Next 2 weeks may help, harm soybeans
Crops require moisture for above average yield
Local experts say the next two weeks could determine if soybean crops receive an above average yield this year.
"If we are going to get rain, it's going to be a good crop of soybeans," said Brian Blount, the executive director of United States Department of Agriculture Farm Service Agencies that cover Barry and Lawrence counties. "We usually get 30 [to] 40 bushels an acre. But, I was told that if we don't get some rain in the next week or two, we might not get that good of a crop."
The area is starting to get dry now, which is an issue, said Tim Schnakenberg, the University of Missouri Extension's regional agronomy specialist for Barry, Christian, Greene, Lawrence, Stone and Taney counties.

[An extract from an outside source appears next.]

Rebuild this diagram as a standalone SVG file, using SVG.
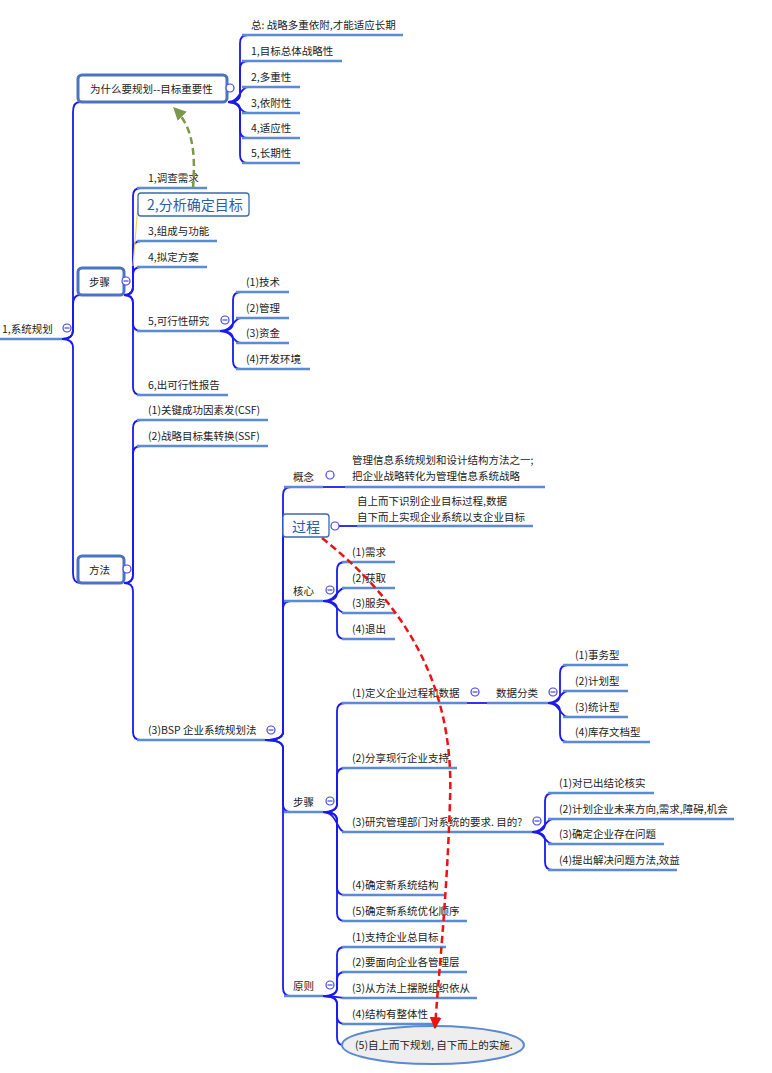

Soybeans still need some rain to fill in their pods to make that crop. But so far, Schnakenberg thinks the area looks good.
Curtis Schallert, 62, who farms about 275 acres of soybeans west of Purdy, said in the next 45 days, area soybeans must depend on moisture.
"A year ago, we got 14 inches of rain the latter part of July and August, and [the soybeans] looked real good, then it turned hot and dry like it did this year, and we had below average yields," Schallert said
Michael Henbest, 61, who farms 600 acres of soybeans in the Cassville area, said he yields about 40 bushels per acre when he plants soybeans. He did not plant any soybeans the previous two years.
His early and double crop beans look good, he said. He plants early soybeans around Memorial Day and double crop soybeans around July, and he harvests both of them around November.
Henbest said he averages three or four beans per pod if the soybeans receive enough moisture. But, if the weather is hot and dry, he would average two beans per pod.